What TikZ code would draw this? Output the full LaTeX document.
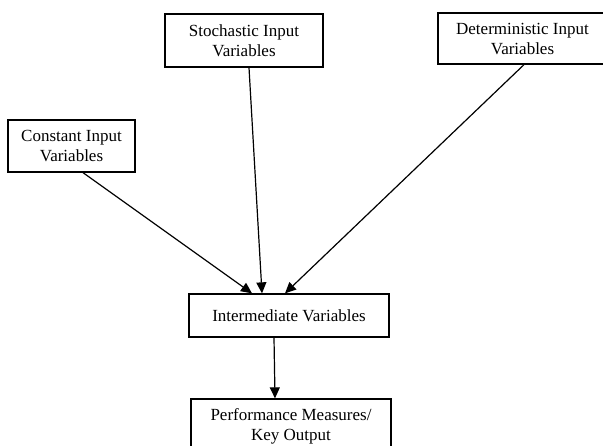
\documentclass[tikz,border=0pt]{standalone}
\usepackage{fontspec}
\setmainfont{Liberation Serif}
\usetikzlibrary{arrows.meta}
\tikzset{
    varbox/.style={draw, line width=1.3pt, align=center, inner sep=0pt, font=\fontsize{17}{20}\selectfont},
    flow/.style={line width=1.2pt, -{Triangle[length=11pt,width=10pt]}}
}

\begin{document}
\begin{tikzpicture}[x=1pt,y=-1pt]
    \useasboundingbox (0,0) rectangle (603,445);
    \clip (0,0) rectangle (603,445);
    \node[varbox, minimum width=158pt, minimum height=53pt] (stoch) at (244,40.5) {Stochastic Input\\Variables};
    \node[varbox, minimum width=169pt, minimum height=51pt] (determ) at (522.5,38.5) {Deterministic Input\\Variables};
    \node[varbox, minimum width=127pt, minimum height=52pt] (const) at (71.5,146) {Constant Input\\Variables};
    \node[varbox, minimum width=200pt, minimum height=43pt] (inter) at (289,315.5) {Intermediate Variables};
    \node[varbox, minimum width=200pt, minimum height=54pt] (perf) at (291,426) {Performance Measures/\\Key Output};
    \draw[flow] ([xshift=11.5pt]const.south) -- ([xshift=-37pt]inter.north);
    \draw[flow] ([xshift=5pt]stoch.south) -- ([xshift=-27pt]inter.north);
    \draw[flow] ([xshift=1.5pt]determ.south) -- ([xshift=-4pt]inter.north);
    \draw[flow] ([xshift=-15pt]inter.south) -- ([xshift=-16pt]perf.north);
\end{tikzpicture}
\end{document}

::::::::

### Task
Reproduce every line above as written, skipping pictures.

### The response
What TikZ code would draw this? Output the full LaTeX document.
\documentclass[tikz,border=0pt]{standalone}
\usepackage{fontspec}
\setmainfont{Liberation Serif}
\usetikzlibrary{arrows.meta}
\tikzset{
    varbox/.style={draw, line width=1.3pt, align=center, inner sep=0pt, font=\fontsize{17}{20}\selectfont},
    flow/.style={line width=1.2pt, -{Triangle[length=11pt,width=10pt]}}
}

\begin{document}
\begin{tikzpicture}[x=1pt,y=-1pt]
    \useasboundingbox (0,0) rectangle (603,445);
    \clip (0,0) rectangle (603,445);
    \node[varbox, minimum width=158pt, minimum height=53pt] (stoch) at (244,40.5) {Stochastic Input\\Variables};
    \node[varbox, minimum width=169pt, minimum height=51pt] (determ) at (522.5,38.5) {Deterministic Input\\Variables};
    \node[varbox, minimum width=127pt, minimum height=52pt] (const) at (71.5,146) {Constant Input\\Variables};
    \node[varbox, minimum width=200pt, minimum height=43pt] (inter) at (289,315.5) {Intermediate Variables};
    \node[varbox, minimum width=200pt, minimum height=54pt] (perf) at (291,426) {Performance Measures/\\Key Output};
    \draw[flow] ([xshift=11.5pt]const.south) -- ([xshift=-37pt]inter.north);
    \draw[flow] ([xshift=5pt]stoch.south) -- ([xshift=-27pt]inter.north);
    \draw[flow] ([xshift=1.5pt]determ.south) -- ([xshift=-4pt]inter.north);
    \draw[flow] ([xshift=-15pt]inter.south) -- ([xshift=-16pt]perf.north);
\end{tikzpicture}
\end{document}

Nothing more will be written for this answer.